## Task material:
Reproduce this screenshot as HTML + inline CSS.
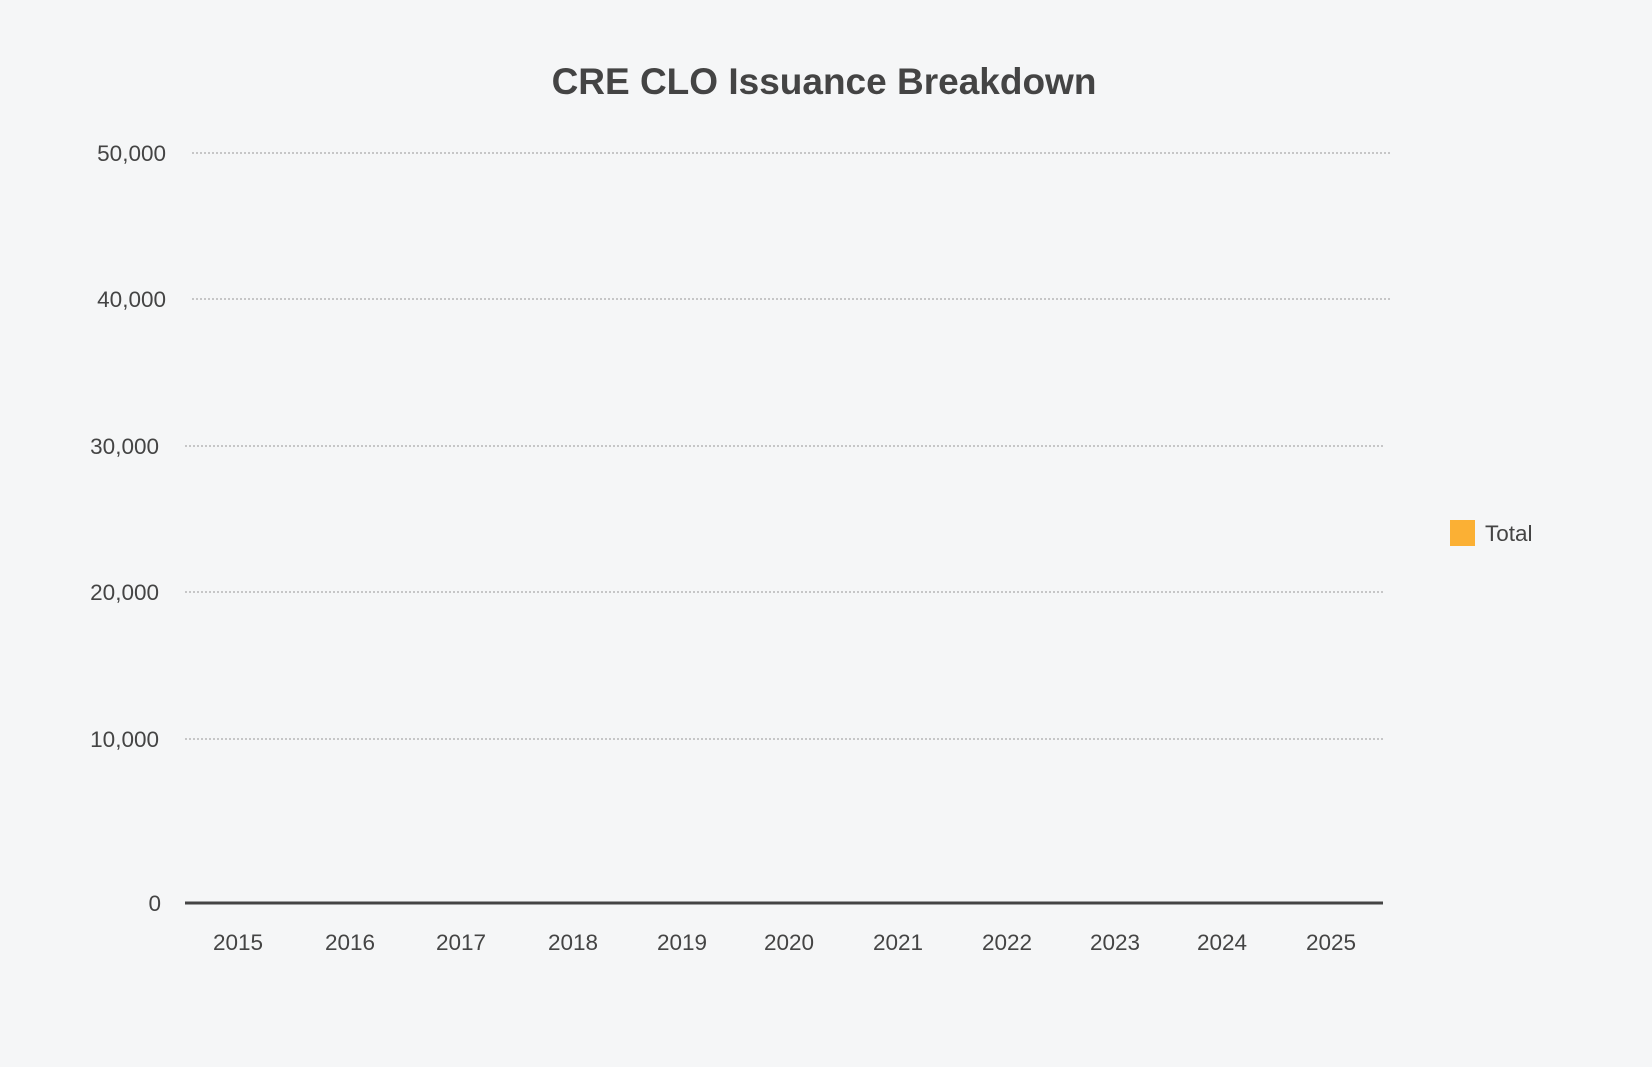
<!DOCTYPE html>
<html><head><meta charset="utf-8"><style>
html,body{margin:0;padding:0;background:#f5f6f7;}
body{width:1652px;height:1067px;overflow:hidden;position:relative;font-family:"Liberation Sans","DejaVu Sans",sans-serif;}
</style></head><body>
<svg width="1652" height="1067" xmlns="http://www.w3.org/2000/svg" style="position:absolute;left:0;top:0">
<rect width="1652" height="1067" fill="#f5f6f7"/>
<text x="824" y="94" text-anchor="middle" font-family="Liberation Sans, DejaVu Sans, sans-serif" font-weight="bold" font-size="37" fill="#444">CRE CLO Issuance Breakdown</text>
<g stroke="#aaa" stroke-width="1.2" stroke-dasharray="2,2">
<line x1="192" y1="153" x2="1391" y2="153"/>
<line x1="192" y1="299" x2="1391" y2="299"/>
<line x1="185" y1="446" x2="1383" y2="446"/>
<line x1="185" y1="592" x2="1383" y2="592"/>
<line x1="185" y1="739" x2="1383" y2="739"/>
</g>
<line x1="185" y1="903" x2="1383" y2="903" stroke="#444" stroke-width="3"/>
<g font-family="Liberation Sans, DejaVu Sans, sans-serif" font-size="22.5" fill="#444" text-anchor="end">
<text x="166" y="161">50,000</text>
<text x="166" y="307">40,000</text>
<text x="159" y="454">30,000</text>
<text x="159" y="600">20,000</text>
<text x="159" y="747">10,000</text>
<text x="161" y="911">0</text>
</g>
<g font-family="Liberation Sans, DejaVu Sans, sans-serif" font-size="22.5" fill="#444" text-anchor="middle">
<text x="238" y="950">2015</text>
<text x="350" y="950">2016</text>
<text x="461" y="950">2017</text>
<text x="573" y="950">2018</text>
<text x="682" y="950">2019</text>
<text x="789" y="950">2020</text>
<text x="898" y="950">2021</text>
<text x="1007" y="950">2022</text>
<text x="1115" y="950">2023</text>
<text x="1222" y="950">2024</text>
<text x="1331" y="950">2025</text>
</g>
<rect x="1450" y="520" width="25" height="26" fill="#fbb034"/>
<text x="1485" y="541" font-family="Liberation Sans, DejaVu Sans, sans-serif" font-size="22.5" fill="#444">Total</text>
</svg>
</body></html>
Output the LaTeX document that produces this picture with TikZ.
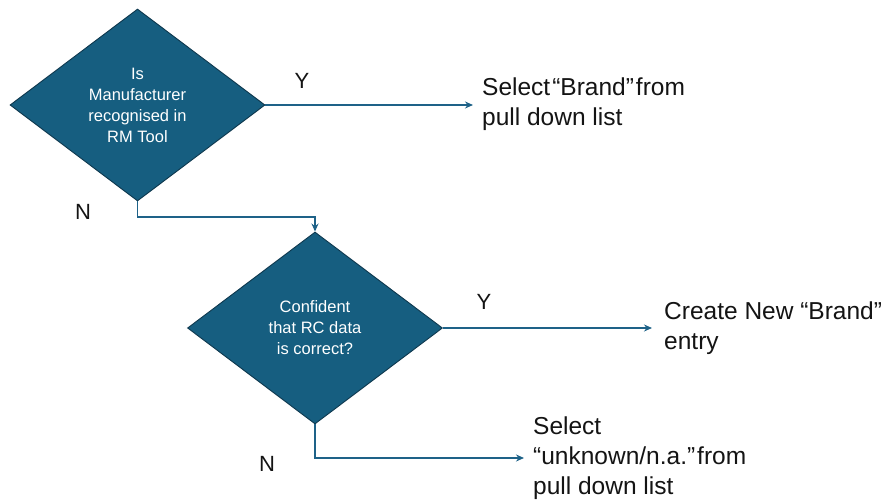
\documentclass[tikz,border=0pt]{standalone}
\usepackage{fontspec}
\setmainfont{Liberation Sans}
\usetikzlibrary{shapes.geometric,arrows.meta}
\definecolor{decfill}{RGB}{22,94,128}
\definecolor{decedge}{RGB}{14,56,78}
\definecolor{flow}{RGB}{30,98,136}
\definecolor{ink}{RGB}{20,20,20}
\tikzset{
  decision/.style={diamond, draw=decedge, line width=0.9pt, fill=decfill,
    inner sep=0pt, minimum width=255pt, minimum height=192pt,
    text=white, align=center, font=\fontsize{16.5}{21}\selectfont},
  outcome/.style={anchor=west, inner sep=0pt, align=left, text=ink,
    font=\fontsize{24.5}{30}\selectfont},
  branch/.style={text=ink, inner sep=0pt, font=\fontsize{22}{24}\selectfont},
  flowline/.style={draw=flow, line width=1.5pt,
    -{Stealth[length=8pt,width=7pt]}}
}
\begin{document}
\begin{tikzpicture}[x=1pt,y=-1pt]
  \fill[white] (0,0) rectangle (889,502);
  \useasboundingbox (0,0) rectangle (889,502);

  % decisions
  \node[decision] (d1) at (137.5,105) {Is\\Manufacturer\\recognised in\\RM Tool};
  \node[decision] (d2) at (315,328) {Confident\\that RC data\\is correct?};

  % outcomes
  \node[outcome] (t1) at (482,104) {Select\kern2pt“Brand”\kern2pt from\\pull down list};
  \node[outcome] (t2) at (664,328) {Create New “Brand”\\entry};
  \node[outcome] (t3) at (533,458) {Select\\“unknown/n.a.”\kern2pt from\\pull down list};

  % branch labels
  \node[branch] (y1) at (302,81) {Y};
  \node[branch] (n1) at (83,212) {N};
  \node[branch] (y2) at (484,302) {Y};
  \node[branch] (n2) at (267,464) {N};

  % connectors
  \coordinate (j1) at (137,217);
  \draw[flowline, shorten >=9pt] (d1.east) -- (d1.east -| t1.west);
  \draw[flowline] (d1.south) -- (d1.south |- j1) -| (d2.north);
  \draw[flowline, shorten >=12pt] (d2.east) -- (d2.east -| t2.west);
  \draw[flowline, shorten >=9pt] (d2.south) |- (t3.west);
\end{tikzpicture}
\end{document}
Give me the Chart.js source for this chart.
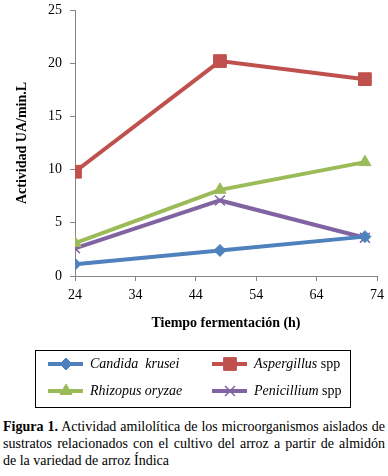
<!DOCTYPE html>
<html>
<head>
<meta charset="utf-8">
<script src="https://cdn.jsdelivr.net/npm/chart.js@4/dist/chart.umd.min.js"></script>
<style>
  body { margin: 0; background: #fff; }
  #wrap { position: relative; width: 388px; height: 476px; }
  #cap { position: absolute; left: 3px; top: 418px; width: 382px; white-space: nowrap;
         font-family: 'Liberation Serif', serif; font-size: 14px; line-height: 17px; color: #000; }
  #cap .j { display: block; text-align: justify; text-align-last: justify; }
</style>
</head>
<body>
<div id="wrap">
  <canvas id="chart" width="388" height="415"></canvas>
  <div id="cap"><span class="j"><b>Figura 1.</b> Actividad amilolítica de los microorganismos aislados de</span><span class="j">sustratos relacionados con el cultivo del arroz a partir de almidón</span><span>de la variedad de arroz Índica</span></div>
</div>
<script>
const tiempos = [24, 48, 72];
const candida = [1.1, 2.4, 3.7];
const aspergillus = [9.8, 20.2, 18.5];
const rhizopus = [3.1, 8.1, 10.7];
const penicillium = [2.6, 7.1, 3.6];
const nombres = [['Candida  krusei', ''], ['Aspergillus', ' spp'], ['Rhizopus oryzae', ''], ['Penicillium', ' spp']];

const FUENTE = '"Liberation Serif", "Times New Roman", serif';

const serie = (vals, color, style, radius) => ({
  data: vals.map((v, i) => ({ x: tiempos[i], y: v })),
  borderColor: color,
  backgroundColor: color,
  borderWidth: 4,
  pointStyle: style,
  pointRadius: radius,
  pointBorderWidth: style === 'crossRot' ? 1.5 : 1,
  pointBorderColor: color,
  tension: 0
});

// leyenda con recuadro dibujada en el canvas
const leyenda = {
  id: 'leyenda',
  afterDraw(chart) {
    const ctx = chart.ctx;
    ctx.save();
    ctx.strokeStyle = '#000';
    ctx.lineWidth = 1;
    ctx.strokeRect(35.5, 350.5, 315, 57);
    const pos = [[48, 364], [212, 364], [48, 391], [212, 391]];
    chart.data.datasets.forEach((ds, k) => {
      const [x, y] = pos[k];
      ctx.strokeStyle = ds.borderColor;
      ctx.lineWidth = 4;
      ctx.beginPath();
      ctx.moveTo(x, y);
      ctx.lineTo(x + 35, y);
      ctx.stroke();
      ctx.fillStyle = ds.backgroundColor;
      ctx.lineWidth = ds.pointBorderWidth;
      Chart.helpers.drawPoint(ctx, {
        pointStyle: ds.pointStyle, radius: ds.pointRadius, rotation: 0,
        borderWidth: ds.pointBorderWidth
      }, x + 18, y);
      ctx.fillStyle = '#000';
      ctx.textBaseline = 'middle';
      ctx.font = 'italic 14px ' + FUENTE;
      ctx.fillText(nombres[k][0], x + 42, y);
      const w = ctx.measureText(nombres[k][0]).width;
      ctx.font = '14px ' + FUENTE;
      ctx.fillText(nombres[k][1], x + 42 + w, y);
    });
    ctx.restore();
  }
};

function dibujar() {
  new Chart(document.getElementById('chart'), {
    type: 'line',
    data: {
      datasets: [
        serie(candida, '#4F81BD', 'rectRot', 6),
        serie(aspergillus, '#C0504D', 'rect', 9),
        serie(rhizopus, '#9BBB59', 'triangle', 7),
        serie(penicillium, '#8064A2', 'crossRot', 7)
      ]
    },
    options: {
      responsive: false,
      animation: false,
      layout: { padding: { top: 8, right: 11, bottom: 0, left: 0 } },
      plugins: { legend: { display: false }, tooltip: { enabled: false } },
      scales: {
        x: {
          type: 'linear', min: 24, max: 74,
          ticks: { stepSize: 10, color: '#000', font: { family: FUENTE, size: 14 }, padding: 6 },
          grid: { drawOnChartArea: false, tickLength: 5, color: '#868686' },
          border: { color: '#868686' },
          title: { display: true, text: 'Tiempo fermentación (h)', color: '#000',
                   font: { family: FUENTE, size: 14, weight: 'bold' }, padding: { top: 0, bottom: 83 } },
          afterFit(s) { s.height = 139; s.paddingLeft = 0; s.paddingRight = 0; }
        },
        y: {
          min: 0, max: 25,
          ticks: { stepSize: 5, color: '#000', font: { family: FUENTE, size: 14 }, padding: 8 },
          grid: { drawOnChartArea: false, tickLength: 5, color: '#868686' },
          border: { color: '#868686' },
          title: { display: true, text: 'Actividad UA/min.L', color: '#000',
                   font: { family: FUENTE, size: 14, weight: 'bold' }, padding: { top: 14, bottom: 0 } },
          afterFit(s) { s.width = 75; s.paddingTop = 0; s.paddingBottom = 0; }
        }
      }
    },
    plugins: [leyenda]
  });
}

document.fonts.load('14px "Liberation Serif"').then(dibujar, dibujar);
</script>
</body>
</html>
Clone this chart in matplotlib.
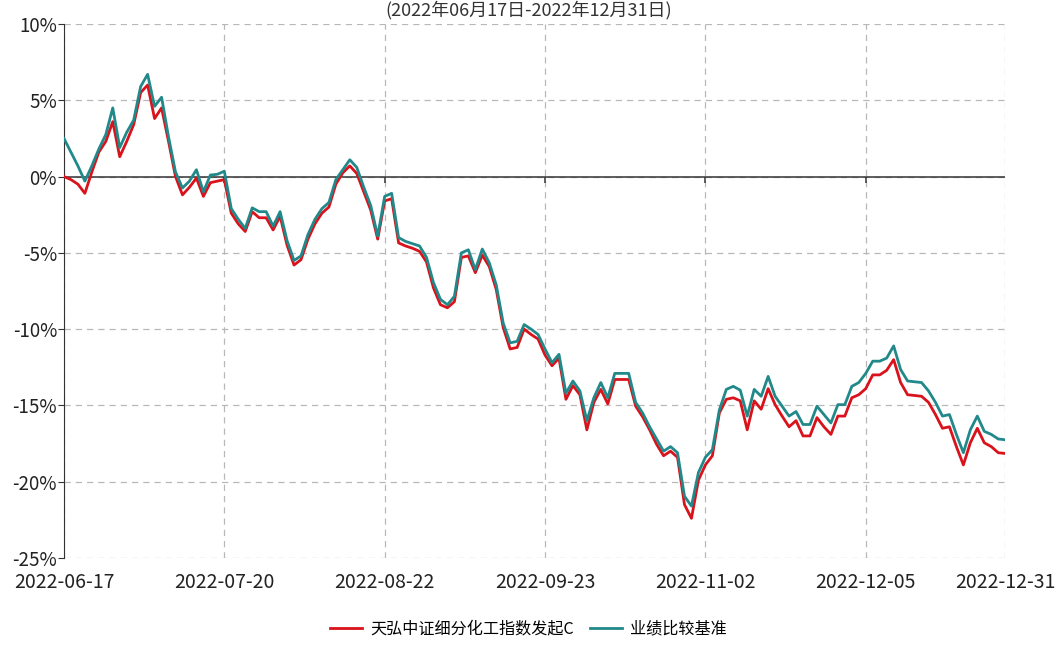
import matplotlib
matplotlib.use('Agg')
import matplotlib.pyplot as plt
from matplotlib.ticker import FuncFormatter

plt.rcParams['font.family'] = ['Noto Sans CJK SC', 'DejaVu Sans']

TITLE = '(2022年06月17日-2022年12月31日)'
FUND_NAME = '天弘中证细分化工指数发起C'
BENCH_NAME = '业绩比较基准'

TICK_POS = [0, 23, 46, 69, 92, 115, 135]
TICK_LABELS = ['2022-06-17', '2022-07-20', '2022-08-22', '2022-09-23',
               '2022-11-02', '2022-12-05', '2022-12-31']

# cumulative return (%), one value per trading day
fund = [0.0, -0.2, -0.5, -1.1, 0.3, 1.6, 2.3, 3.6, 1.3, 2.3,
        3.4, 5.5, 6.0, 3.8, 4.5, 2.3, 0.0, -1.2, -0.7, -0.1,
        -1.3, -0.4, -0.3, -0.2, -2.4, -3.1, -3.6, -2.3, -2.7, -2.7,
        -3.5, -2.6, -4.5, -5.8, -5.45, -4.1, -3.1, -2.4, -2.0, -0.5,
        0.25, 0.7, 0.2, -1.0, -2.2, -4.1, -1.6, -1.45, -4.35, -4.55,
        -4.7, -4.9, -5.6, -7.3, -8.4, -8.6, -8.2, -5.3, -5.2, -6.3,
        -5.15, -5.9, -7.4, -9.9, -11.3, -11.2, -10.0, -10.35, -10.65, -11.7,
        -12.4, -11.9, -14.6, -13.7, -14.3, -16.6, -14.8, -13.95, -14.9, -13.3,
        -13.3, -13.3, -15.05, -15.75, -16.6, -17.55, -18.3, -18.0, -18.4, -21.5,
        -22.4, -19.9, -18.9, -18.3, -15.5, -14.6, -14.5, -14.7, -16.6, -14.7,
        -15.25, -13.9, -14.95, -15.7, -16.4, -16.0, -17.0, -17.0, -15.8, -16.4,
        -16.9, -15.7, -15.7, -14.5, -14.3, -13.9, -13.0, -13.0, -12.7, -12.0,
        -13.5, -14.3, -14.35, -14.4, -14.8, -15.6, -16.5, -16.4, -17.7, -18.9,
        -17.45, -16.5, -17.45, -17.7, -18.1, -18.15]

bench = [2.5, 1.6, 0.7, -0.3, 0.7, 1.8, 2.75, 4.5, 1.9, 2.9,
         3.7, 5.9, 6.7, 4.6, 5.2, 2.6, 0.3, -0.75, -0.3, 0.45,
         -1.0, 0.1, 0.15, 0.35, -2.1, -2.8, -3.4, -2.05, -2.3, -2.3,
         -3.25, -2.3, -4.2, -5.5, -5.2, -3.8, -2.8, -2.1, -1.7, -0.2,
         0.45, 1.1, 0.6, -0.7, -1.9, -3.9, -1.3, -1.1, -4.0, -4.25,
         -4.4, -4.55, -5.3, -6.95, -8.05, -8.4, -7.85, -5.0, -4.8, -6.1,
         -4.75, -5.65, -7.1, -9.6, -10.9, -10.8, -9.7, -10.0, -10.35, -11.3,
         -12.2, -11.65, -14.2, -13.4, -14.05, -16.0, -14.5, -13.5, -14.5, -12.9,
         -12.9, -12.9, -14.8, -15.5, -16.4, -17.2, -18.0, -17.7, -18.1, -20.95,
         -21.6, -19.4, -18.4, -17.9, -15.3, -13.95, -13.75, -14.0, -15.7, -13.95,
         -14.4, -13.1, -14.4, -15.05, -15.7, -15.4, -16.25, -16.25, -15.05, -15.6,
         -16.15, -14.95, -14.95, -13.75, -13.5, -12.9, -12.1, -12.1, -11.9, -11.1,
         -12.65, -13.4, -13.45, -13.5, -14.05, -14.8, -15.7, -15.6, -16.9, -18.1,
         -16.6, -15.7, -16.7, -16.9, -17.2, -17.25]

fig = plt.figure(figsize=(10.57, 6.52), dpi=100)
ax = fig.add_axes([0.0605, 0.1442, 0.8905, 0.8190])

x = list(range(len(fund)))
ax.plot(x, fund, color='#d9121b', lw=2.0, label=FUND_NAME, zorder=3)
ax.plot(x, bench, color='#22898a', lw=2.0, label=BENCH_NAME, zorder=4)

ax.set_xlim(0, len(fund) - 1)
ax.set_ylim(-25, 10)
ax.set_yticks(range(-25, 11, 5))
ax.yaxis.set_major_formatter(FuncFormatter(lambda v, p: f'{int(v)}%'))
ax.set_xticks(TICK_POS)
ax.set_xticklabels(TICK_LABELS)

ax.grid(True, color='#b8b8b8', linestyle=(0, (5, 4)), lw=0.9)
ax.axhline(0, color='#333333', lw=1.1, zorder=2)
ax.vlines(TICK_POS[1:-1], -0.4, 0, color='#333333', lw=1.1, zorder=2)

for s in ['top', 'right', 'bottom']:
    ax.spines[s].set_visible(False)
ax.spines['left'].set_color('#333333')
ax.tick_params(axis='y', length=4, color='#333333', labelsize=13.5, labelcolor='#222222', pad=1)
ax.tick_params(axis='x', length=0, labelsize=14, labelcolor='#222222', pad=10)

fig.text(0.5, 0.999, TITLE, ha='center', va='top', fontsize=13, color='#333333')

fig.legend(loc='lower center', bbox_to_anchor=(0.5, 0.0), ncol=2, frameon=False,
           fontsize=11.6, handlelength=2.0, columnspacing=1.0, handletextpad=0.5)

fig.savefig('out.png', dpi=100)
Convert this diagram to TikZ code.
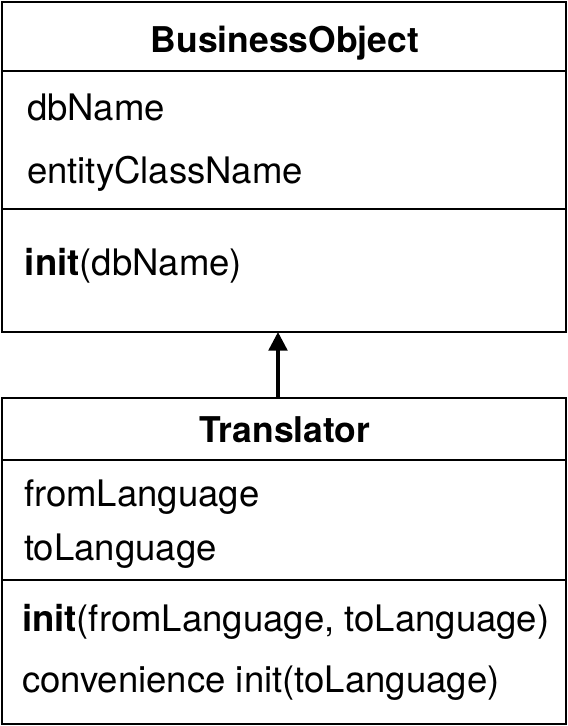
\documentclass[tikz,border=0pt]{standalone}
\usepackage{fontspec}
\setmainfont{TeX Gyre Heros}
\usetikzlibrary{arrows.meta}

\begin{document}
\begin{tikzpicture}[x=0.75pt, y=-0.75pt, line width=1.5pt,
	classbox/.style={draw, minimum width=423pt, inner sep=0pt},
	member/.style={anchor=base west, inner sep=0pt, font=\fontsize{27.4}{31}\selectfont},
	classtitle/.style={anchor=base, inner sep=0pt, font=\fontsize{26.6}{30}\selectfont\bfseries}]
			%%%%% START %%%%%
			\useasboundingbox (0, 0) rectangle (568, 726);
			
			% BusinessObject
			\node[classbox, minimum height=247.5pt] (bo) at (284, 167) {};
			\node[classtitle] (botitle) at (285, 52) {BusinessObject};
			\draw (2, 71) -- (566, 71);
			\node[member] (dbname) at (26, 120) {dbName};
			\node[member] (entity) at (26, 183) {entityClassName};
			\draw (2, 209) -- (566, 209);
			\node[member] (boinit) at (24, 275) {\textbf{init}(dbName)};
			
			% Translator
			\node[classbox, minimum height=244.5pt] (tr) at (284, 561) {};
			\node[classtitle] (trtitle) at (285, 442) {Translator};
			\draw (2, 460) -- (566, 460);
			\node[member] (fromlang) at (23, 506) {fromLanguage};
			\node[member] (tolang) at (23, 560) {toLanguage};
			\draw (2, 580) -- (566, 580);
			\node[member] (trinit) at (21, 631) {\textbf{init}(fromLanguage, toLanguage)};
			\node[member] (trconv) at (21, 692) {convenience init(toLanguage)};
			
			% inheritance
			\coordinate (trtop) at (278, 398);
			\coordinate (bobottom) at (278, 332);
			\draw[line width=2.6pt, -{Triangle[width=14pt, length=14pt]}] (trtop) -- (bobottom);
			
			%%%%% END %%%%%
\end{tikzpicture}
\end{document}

## Given instruction:
Leave the pictures out and copy exactly the lines from the one with "Clone this chart in matplotlib." to the one with "BENCH_NAME = '业绩比较基准'", both included.

## Solution to this task:
Clone this chart in matplotlib.
import matplotlib
matplotlib.use('Agg')
import matplotlib.pyplot as plt
from matplotlib.ticker import FuncFormatter

plt.rcParams['font.family'] = ['Noto Sans CJK SC', 'DejaVu Sans']

TITLE = '(2022年06月17日-2022年12月31日)'
FUND_NAME = '天弘中证细分化工指数发起C'
BENCH_NAME = '业绩比较基准'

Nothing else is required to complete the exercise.